The Kano Model: Improving Customer Satisfaction

Actualizado: 2026-05-03

The Kano model answers a question product teams ask constantly: which product features have the most impact on customer satisfaction? The answer is not always intuitive, and Noriaki Kano’s framework offers a structure for separating what customers expect in silence, what they value explicitly, and what delights them unexpectedly.

Key takeaways

  • Kano classifies product features into three categories: basic (threshold), performance (linear), and emotional (delighters).
  • Basic features do not generate satisfaction — only their absence generates dissatisfaction.
  • Emotional features cannot be identified by directly asking the customer — they require observation and testing.
  • An emotional feature today can become a basic one tomorrow as the industry adopts it.
  • The model is most useful at the start of product design rather than as a late validation tool.

The Three Need Categories

Basic needs (Must-be / Threshold) Features the customer takes for granted. Their presence generates no satisfaction — the customer does not mention them because they are assumed. Their absence, however, generates strong dissatisfaction.

Example: a banking app not losing transactions, a hotel having hot water, e-commerce software processing payments correctly.

Performance needs (One-dimensional) Features where more investment equals more satisfaction, linearly. Customers mention these explicitly in surveys and comparisons. They are the competitive battleground.

Example: web page load speed, mobile battery life, classification model accuracy, SaaS service pricing.

Emotional needs (Attractive / Delighters) Features the customer does not expect but that, when present, produce disproportionate satisfaction. Their absence generates no dissatisfaction — the customer did not know they needed them. They are sources of differentiation and positive word of mouth.

Example: unexpectedly good offline mode in an app, surprising product packaging, unlimited undo in an editor.

The Visual Model

Kano model diagram with customer satisfaction and functionality degree axes, showing curves for basic, performance, and emotional needs

The horizontal axis represents the degree of feature implementation (from absent to fully implemented). The vertical axis represents customer satisfaction (from frustration to delight). The three curves show how each type of need responds differently to the same investment axis.

How to Run a Kano Survey

The standard process combines two questions per feature:

  1. Functional question: “If the product has this feature, how do you feel?” (options: I love it / I expect it / I am neutral / I can accept it / I dislike it)
  2. Dysfunctional question: “If the product does not have this feature, how do you feel?” (same options)

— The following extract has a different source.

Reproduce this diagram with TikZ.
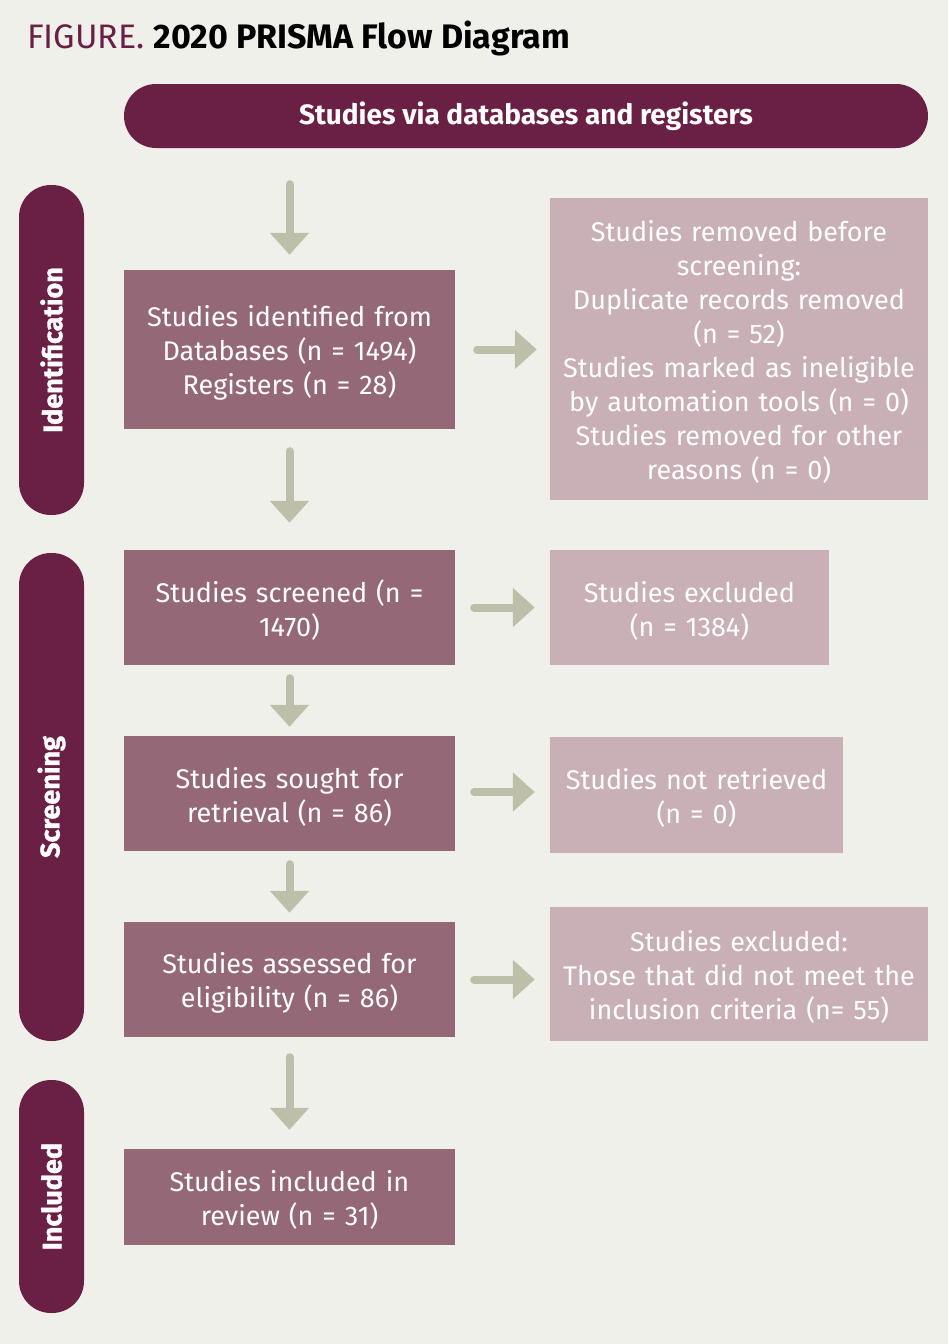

The combination of answers allows classifying each feature using the Kano classification table.

Temporal Dynamics: Features That Age

One of Kano’s most relevant observations is that categories are not static. An emotional feature today tends to become basic tomorrow as competitors adopt it and the market normalises it.

Historical examples: – GPS in smartphones started as a delighter (iPhone 2007), became performance (accuracy comparisons), and is now basic (no user mentions GPS as a purchase reason). – HTTPS on websites went from differentiator to basic in under five years.

Conclusion

The Kano model shifts the question from “what does the customer want?” to “how does the customer respond to each type of feature?” — a distinction with direct consequences for how the roadmap is prioritised. Protecting basics is the cost of entry. Improving performance features is the daily competitive battle. Finding and executing emotional features is where real differentiation lives — and the reason some products generate fans, not just users.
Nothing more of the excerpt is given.